What I took from the original article, Will the Real Customer Please Stand Up? was the concept of not using demographics alone to determine your target market. Segmentation practices are not that same as it was a few years ago due to the multiple sources and best practices of tracking customer behavior and data.
I will chime in on the question of are there risks in targeting minority customers?, I feel that it is too broad of a generalization to give a definitive answer mainly because minority segments has taken on new definitions and directions depending on how one defines a minority. I will say that it is not a risk when monetary value and potential exist.
What I do know about the minority segment and making the decision to target that market is based off of a couple articles that my business partner Brent Leary and I penned a few years ago addressing the lack of attention from CRM vendors to the minority business community. The two articles, “The State of CRM in the Minority Business Community” and “The New CRM: Community Relationship Management” revealed the business case for actively knowing and targeting this growing market segment. We discussed in our articles how CRM vendors could create brand loyalty by tapping a market that has been overlooked. By understanding the minority community, the channels, publications and alliances that minority businesses frequented CRM vendors could gain entrance along with trust, loyalty which in return would reap an ever growing monetary windfall. What we found in our research in the minority community that they were unaware of the solutions available to them and we also found the unawareness of this potential and market in the CRM vendors we working with. Our actions were geared around bridging that gap which has closed some but still too far apart. I remember reading that minority spending potential could exceed 2 trillion (with a T) dollars throughout 2007 and beyond; in that figure is a growing population of minority businesses that are not being effectively targeted and monetarily leveraged.
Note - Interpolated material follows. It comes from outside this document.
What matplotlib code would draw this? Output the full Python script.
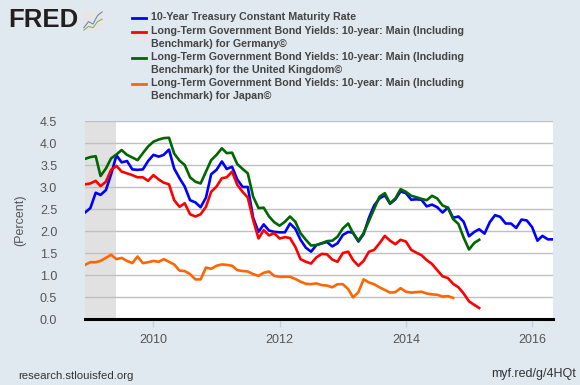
import matplotlib
matplotlib.use("Agg")
import matplotlib.pyplot as plt
import pandas as pd

# ---- data (monthly, starting Dec 2008) ----
start = "2008-12-01"
us_10y = [2.42,
          2.52, 2.87, 2.82, 2.93, 3.29, 3.72, 3.56, 3.59, 3.40, 3.39, 3.40, 3.59,
          3.73, 3.69, 3.73, 3.85, 3.42, 3.20, 3.01, 2.70, 2.65, 2.54, 2.76, 3.29,
          3.39, 3.58, 3.41, 3.46, 3.17, 3.00, 3.00, 2.30, 1.98, 2.15, 2.01, 1.98,
          1.97, 1.97, 2.17, 2.05, 1.80, 1.62, 1.53, 1.68, 1.72, 1.75, 1.65, 1.72,
          1.91, 1.98, 1.96, 1.76, 1.93, 2.30, 2.58, 2.74, 2.81, 2.62, 2.72, 2.90,
          2.86, 2.71, 2.72, 2.71, 2.56, 2.60, 2.54, 2.42, 2.53, 2.30, 2.33, 2.21,
          1.88, 1.98, 2.04, 1.94, 2.20, 2.36, 2.32, 2.17, 2.17, 2.07, 2.26, 2.24,
          2.09, 1.78, 1.89, 1.81, 1.81]
germany = [3.06,
           3.08, 3.14, 3.02, 3.12, 3.39, 3.48, 3.35, 3.31, 3.27, 3.22, 3.22, 3.14,
           3.27, 3.17, 3.10, 3.06, 2.70, 2.55, 2.63, 2.38, 2.33, 2.38, 2.55, 2.89,
           3.01, 3.20, 3.22, 3.35, 3.05, 2.89, 2.76, 2.25, 1.83, 2.02, 1.90, 1.95,
           1.83, 1.86, 1.84, 1.64, 1.36, 1.30, 1.26, 1.40, 1.48, 1.47, 1.35, 1.30,
           1.50, 1.53, 1.34, 1.21, 1.32, 1.53, 1.57, 1.72, 1.89, 1.78, 1.70, 1.80,
           1.76, 1.57, 1.51, 1.45, 1.34, 1.25, 1.11, 0.97, 0.93, 0.80, 0.72, 0.58,
           0.40, 0.32, 0.25]
uk = [3.64,
      3.68, 3.70, 3.25, 3.42, 3.65, 3.74, 3.84, 3.73, 3.67, 3.61, 3.77, 3.92,
      4.03, 4.08, 4.11, 4.12, 3.76, 3.60, 3.50, 3.22, 3.12, 3.08, 3.35, 3.61,
      3.73, 3.88, 3.77, 3.78, 3.52, 3.41, 3.31, 2.78, 2.52, 2.53, 2.33, 2.20,
      2.12, 2.21, 2.33, 2.21, 1.95, 1.80, 1.67, 1.68, 1.72, 1.77, 1.78, 1.87,
      2.06, 2.17, 1.95, 1.78, 1.95, 2.23, 2.50, 2.78, 2.86, 2.63, 2.74, 2.95,
      2.89, 2.80, 2.77, 2.73, 2.70, 2.80, 2.74, 2.58, 2.53, 2.27, 2.16, 1.85,
      1.58, 1.73, 1.80]
japan = [1.23,
         1.29, 1.29, 1.32, 1.39, 1.46, 1.36, 1.39, 1.32, 1.27, 1.42, 1.27, 1.29,
         1.32, 1.30, 1.36, 1.30, 1.24, 1.10, 1.09, 1.02, 0.90, 0.90, 1.17, 1.14,
         1.21, 1.24, 1.23, 1.21, 1.11, 1.09, 1.08, 1.02, 0.98, 1.05, 1.08, 0.98,
         0.96, 0.96, 0.96, 0.91, 0.85, 0.80, 0.79, 0.81, 0.77, 0.76, 0.72, 0.79,
         0.79, 0.68, 0.49, 0.61, 0.90, 0.83, 0.79, 0.72, 0.66, 0.60, 0.61, 0.70,
         0.62, 0.60, 0.61, 0.62, 0.58, 0.56, 0.55, 0.51, 0.52, 0.48]

series_labels = ["10-Year Treasury Constant Maturity Rate",
                 "Long-Term Government Bond Yields: 10-year: Main (Including\nBenchmark) for Germany\u00a9",
                 "Long-Term Government Bond Yields: 10-year: Main (Including\nBenchmark) for the United Kingdom\u00a9",
                 "Long-Term Government Bond Yields: 10-year: Main (Including\nBenchmark) for Japan\u00a9"]
series_colors = ["#0000FF", "#FF0000", "#006600", "#FF6600"]
recession = ("2008-12-01", "2009-06-01")
y_ticks = [0.0, 0.5, 1.0, 1.5, 2.0, 2.5, 3.0, 3.5, 4.0, 4.5]
x_tick_years = [2010, 2012, 2014, 2016]

BG = "#E1E9F0"
W, H = 580, 385
plt.rcParams["font.family"] = ["Liberation Sans", "DejaVu Sans"]
fig = plt.figure(figsize=(W / 100, H / 100), dpi=100, facecolor=BG)

ax = fig.add_axes([85 / W, (H - 319) / H, (553 - 85) / W, (319 - 121) / H])
ax.set_facecolor("white")

all_series = [us_10y, germany, uk, japan]
for vals, col in zip(all_series, series_colors):
    d = pd.date_range(start, periods=len(vals), freq="MS")
    ax.plot(d, vals, color=col, lw=1.9, solid_joinstyle="round", zorder=3)

ax.axvspan(pd.Timestamp(recession[0]), pd.Timestamp(recession[1]),
           color="#E1E1E1", zorder=1, lw=0)

ax.set_ylim(0, 4.5)
ax.set_xlim(pd.Timestamp("2008-12-01"), pd.Timestamp("2016-05-01"))
ax.set_yticks(y_ticks)
ax.set_yticklabels([f"{v:.1f}" for v in y_ticks])
ax.set_xticks([pd.Timestamp(f"{y}-01-01") for y in x_tick_years])
ax.set_xticklabels([str(y) for y in x_tick_years])
ax.grid(axis="y", color="#C0C0C0", lw=1, zorder=2)
ax.grid(axis="x", visible=False)
for s in ["top", "right", "left"]:
    ax.spines[s].set_visible(False)
ax.spines["bottom"].set_color("black")
ax.spines["bottom"].set_linewidth(2.2)
ax.spines["bottom"].set_zorder(5)
ax.tick_params(axis="y", length=0, pad=20, labelsize=9, labelcolor="#555555")
ax.tick_params(axis="x", length=6, width=1, color="#C0D0E0", pad=5,
               labelsize=9, labelcolor="#555555", direction="out")
ax.set_ylabel("(Percent)", fontsize=9, color="#555555", labelpad=10)

# legend
ly = [18, 32, 58, 84]
for txt, col, yy in zip(series_labels, series_colors, ly):
    fig.add_artist(plt.Line2D([132 / W, 146 / W], [1 - yy / H, 1 - yy / H],
                              color=col, lw=2))
    fig.text(151 / W, 1 - (yy - 6.5) / H, txt, fontsize=7.7, fontweight="bold",
             color="#444444", va="top", ha="left", linespacing=1.38)

# FRED logo
fig.text(8 / W, 1 - 20 / H, "FRED", fontsize=18.5, fontweight="bold",
         color="#231F20", va="center", ha="left")
iax = fig.add_axes([83 / W, 1 - 31 / H, 20 / W, 20 / H])
iax.set_facecolor("#E6E6E6")
iax.plot([0, 1, 2, 3, 4], [1, 2, 1.6, 3, 3.6], color="#6A8AB0", lw=0.8)
iax.plot([0, 1, 2, 3, 4], [0.6, 1.2, 1.0, 2.0, 2.4], color="#8AB060", lw=0.8)
iax.set_xticks([]); iax.set_yticks([])
for s in iax.spines.values():
    s.set_visible(False)

fig.text(18 / W, 1 - 376 / H, "research.stlouisfed.org", fontsize=8.2,
         color="#333333", va="center", ha="left")
fig.text(576 / W, 1 - 374 / H, "myf.red/g/4HQt", fontsize=9,
         color="#333333", va="center", ha="right")

fig.savefig("out.png", dpi=100, facecolor=BG)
I feel a lot of that has to do with how a company approaches diversity as an organization in addition to the practicing diversity strictly through the Human Resource compliance. In addition to just doing the right thing diversity in the workplace has to resonate throughout all departments especially the marketing department in order to leverage the benefits of everyone NOT thinking alike. What I mean by that is if you have a diverse organization that you are willing to leverage in understanding a minority segment that will assist marketing in knowing when, how and where to target their marketing message.
Here is an example I reference frequently when discussing insensitivity and ignorance in a marketing message that probably turned a number of qualified buyers away. For those of you not familiar with the Office Max "Rubberband Man" Commercial a few years ago here is a clip:
I personally found that commercial offensive and I am sure I was not alone; I even bet many may have laughed initially but the stuck in the mail room mentality has never been funny to me. I know that was probably not their intent but perception can create reality. That commercial caused me to not to spend my dollars with Office Max. So, let’s say that Office Max has a diverse organization but if they had sampled the commercial to a diverse group of employees I know there would be someone who would share my feelings and speak out. The question then would be would they listen?
Pepsi had the right idea around 60 years ago when it recognized the potential of targeting the minority community as written about in the book, “The Real Pepsi Challenge”, I have always preferred Pepsi and yes I say that living in Atlanta because I have been drinking it as long as I can remember I am betting on their marketing message reaching my parents. It even taste better to me now after reading about the minority attention and targeting Pepsi undertook many years ago which I bet was a big risk at the time but I bet they will gladly say it was worth it, in a lot of ways.